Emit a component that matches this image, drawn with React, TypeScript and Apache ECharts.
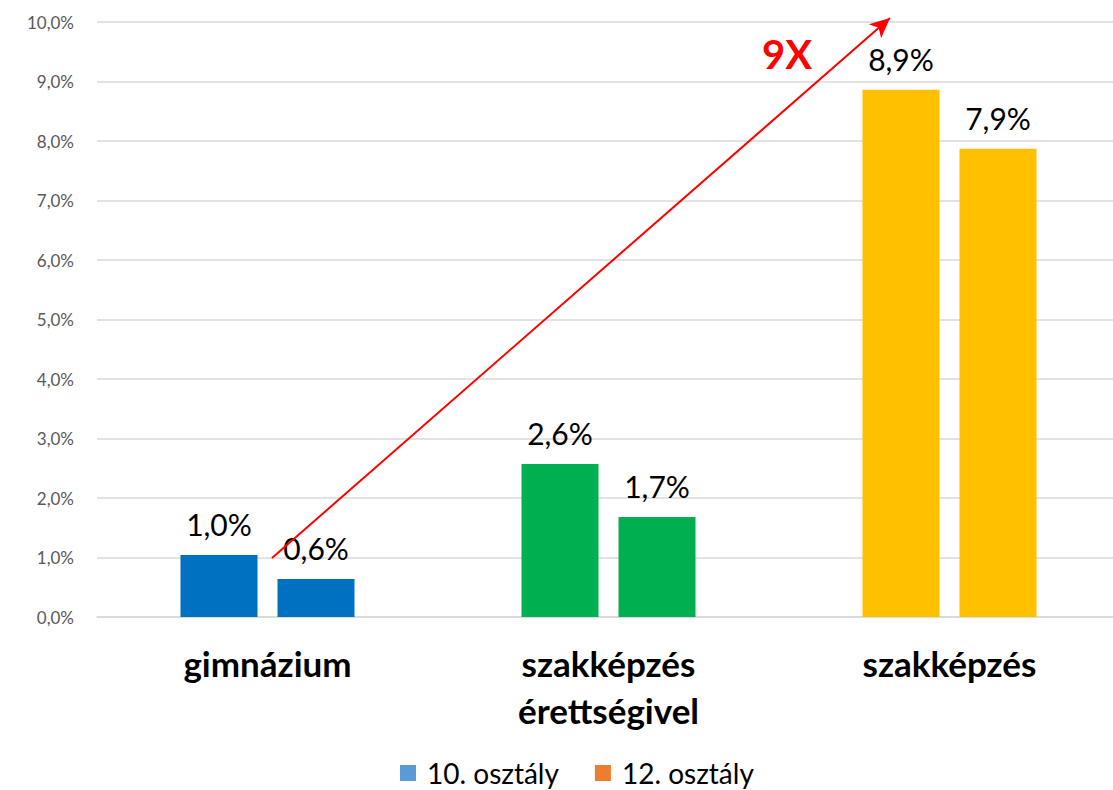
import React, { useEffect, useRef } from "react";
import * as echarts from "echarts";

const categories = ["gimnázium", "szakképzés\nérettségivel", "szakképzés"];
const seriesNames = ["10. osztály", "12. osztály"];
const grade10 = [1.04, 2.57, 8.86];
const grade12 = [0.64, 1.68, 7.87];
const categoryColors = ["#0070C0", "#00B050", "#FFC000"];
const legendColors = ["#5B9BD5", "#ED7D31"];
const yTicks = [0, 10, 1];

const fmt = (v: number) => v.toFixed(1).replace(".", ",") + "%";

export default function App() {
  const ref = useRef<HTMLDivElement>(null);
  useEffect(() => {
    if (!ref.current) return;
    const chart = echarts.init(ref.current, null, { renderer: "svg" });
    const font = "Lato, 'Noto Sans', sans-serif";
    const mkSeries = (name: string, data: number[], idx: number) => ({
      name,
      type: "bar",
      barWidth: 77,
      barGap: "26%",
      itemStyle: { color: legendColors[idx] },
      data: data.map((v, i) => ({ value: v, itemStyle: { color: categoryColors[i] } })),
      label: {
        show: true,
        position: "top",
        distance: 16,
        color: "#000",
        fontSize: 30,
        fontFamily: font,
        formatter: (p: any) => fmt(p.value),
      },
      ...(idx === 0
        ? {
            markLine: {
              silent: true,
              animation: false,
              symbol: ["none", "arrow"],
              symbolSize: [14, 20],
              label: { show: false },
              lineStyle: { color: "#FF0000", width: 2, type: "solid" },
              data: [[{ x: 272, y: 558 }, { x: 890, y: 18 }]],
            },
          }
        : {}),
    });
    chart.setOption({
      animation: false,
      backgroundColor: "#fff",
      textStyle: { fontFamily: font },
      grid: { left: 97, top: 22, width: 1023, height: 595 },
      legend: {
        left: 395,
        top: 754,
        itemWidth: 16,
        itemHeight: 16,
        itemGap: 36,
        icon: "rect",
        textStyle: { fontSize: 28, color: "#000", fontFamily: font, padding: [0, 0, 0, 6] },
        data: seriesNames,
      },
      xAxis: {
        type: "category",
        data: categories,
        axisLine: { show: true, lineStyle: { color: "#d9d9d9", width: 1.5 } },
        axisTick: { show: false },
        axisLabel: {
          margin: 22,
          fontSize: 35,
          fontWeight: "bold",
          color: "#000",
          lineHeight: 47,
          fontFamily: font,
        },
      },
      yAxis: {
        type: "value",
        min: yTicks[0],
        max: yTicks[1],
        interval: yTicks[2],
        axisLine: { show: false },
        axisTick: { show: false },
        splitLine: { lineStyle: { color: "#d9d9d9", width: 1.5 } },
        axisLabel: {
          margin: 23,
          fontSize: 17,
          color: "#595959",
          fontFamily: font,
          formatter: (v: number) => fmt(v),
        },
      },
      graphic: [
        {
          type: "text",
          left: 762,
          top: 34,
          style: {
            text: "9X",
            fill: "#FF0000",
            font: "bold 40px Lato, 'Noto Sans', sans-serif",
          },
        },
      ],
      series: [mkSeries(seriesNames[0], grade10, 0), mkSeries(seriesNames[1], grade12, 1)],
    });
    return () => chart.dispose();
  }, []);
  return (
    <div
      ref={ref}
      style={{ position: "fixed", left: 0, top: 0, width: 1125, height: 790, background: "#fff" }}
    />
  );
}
----
In the data above, please extract the lines from the first one through the line with "const fmt = (v: number)", exactly, and keep pictures out.

* **In response**
Emit a component that matches this image, drawn with React, TypeScript and Apache ECharts.
import React, { useEffect, useRef } from "react";
import * as echarts from "echarts";

const categories = ["gimnázium", "szakképzés\nérettségivel", "szakképzés"];
const seriesNames = ["10. osztály", "12. osztály"];
const grade10 = [1.04, 2.57, 8.86];
const grade12 = [0.64, 1.68, 7.87];
const categoryColors = ["#0070C0", "#00B050", "#FFC000"];
const legendColors = ["#5B9BD5", "#ED7D31"];
const yTicks = [0, 10, 1];

const fmt = (v: number) => v.toFixed(1).replace(".", ",") + "%";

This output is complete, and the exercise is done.